Por allí vendía Espirio chorizos, asados con energía solar antes de que existieran las placas fotovoltaicas. Pepe el barquillero movía la ruleta de la suerte cuando el juego era todavía ilegal en España y repartía obleas tan dulces como su sonrisa, que ha quedado ahora melancólicamente congelada en bronce en la Plaza del Ayuntamiento. Había un tenderete en el que una pareja de autómatas vestidos de maños pisaban uva, incansables, donde se bebía un vino quinado mojado con galleta que daba fuerzas para soportar el bullicio entremezclado de las canciones más horteras del verano.

Eran unas fiestas más humildes, más familiares, más modestas, en las que las mayores atracciones eran las verbenas, con mucho pasodoble y mucha cumbia; las carrozas, con aquellas figuras delicuescentes de la reina y las damas de honor saludando, altivas y tímidas a la vez, y los «fuérganos» disparados la víspera de la Encina para asombrar a los inocentes. Un año, quizá un par de ellos, desfilaron las majorettes de Mont de Marsan y los adolescentes ejercimos nuestra condición de enamoradizos y soñamos esa noche en francés.

A falta de mejores atracciones, la fiesta se la buscaba cada uno porque todo lo que sucedía aquellos días era extraordinario.
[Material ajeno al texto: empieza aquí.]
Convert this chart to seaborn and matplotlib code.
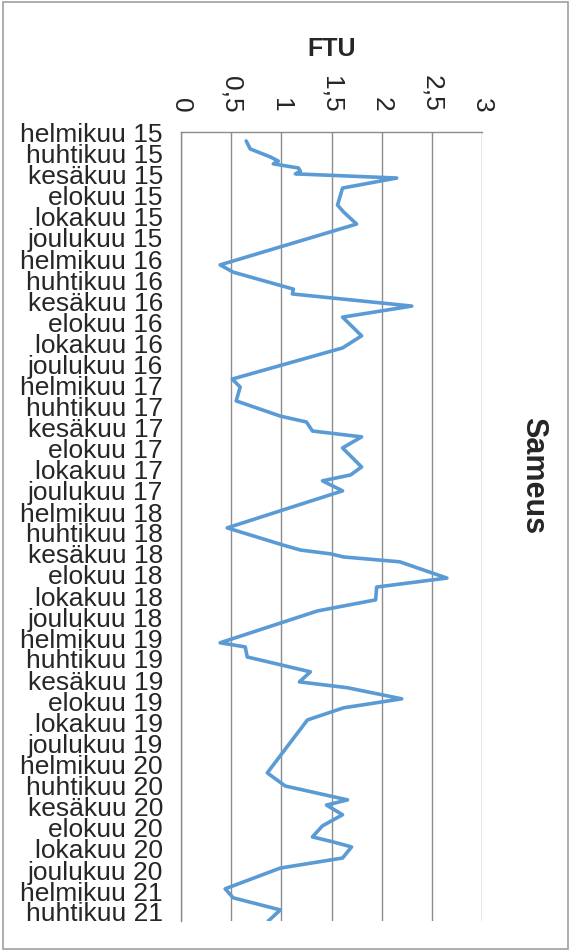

Luego llegaron otros tiempos, aún no sabemos si mejores o peores, y los ayuntamientos empezaron a tirar de chequera, los intermediarios a engordar facturas, los artistas a poner sus cachés por las nubes y el pueblo a convertir la fiesta en consumo.

Y ahora, la mujer sin cuerpo ya no es una atracción ferial. Es un acto cultural.